Team Explorer Everywhere 2010 SP1 is Available

Brian Harry

Back in November I wrote about the first Beta of Team Explorer Everywhere 2010 SP1, and today I am proud to announce that the final version is available to download for MSDN Subscribers.

**UPDATE 2/11/11** – the publicly available download (for licensed Team Explorer Everywhere customers) is now available: http://www.microsoft.com/downloads/en/details.aspx?FamilyID=53c27216-c4f0-48b6-9bed-fe1718a2e3b0

See my previous post for more information about what shipped in Beta 1.  The feedback from the Beta was very good, so the team took the opportunity to add in a few new features into the final release based on the feedback.

The Eclipse plug-in has always been highly regarded, but some customers wanted to use the plug-in to manage applications in a stand-alone client on non-windows systems (exactly how they might use Team Explorer on Windows today) – even though they were not developing in an Eclipse based IDE.  To do this you simply install the plug-in into the Eclipse Platform Runtime Binary (a cut down version of Eclipse without all the language tools for code editing etc).  In the final release of SP1 we’ve made this a better experience with the following features

Auto-connect on Start-up

Preferences

If a Team Explorer view is displayed in your current perspective in Eclipse, then this will connect automatically to your last TFS connection.  You can disable this if you prefer using the Eclipse preference under Team, Team Foundation Server

Fast Workspace Switching

workspace

Previously in the Eclipse plug-in there was a binding of one TFS workspace per Eclipse workspace.  In SP1 you can now quickly switch workspaces from the workspace management drop-down in the Pending Changes view.  You can also manage workspaces and working folder mappings from here.

Source Control Explorer Improvements

sce

We made a bunch usability improvements around mapping, unmapping and cloaking of folders in TFS using Source Control Explorer.  We also added a link to the path label that will open the local folder in your file explorer (i.e. Explorer on Windows or Finder on Mac etc).

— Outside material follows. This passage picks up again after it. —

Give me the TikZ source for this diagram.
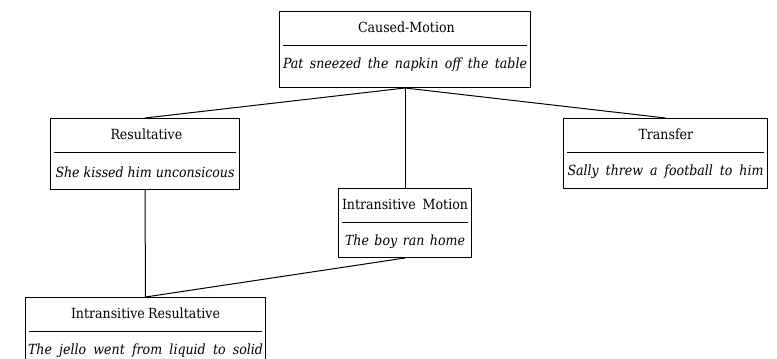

There are many other things that we’ve accomplished with this release not as visible including improving the Kerberos support on non-Windows platforms.

If you are a Team Explorer Everywhere customer, then please download SP1 as soon as you can and let us know what you think.  If you haven’t tried Team Explorer Everywhere before then now is the time to try – the Team Explorer Everwhere SP1 release is a full release so you can just install the SP1 bits (no need to install the initial 2010 release first).

Later this year we will be releasing a language pack to provide Japanese, French and German versions of Team Explorer Everywhere 2010 SP1 and we will continue to invest in our Eclipse and cross-platform support.